= Land of Pine Groves =

Natural region in Castilla and León, Spain

Map of the Castilian natural region in the provinces of Segovia, Valladolid and Ávila (red)

The Land of Pine Groves (Tierra de Pinares) is a natural region located in the autonomous community of Castilla and León in Spain, and includes the north of the province of Segovia and the south of the province of Valladolid. It also extends to the east of the province of Ávila. It is a forest mass composed of the species Pinus pinaster and Pinus pinea.

== The Segovian area ==
Within the northern part of the Land of Pine Groves, corresponding to the north of the province of Segovia, is the town of Cuéllar, historically linked to forest use and woodwork, self-defined for years as a "Mudejar island in a sea of pine forests". It currently has a significant number of industries dedicated to furniture, and showcases this in contest dedicated to it, framed within the Cuéllar Fair, in which it employs 1,500 square meters for furniture and decoration, and has more than 50,000 visitors. During the twentieth century it was one of many Spanish towns dedicated to the production of resin, an industry that has been rehabilitated in the twenty-first century.

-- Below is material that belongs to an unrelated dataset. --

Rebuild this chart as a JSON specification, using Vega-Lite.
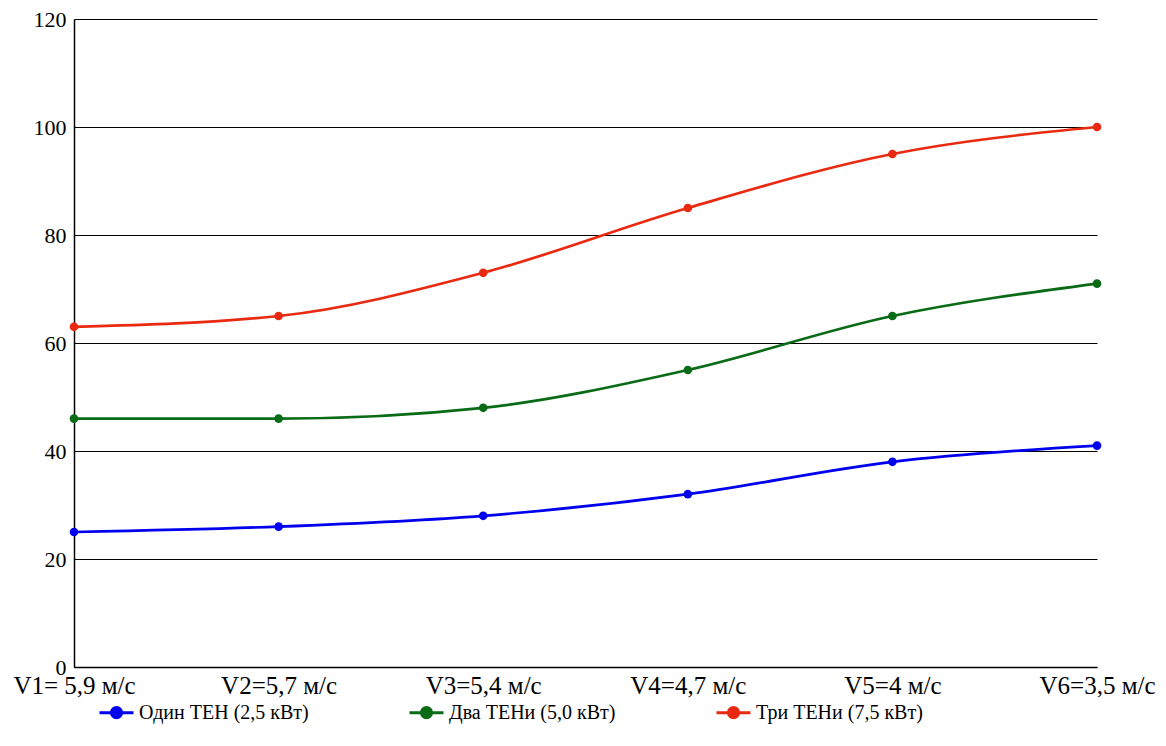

The patron saint of her Community of village and land, Virgin of El Henar, was proclaimed by Pius XII in 1958 the patron saint of the resin workers of Spain, and canonically crowned in 1971 by Pablo VI.

The town of Coca also appears linked throughout history to the same forest uses, including that of resin, which is also true in recent times, as well as Navas de Oro and other adjacent towns.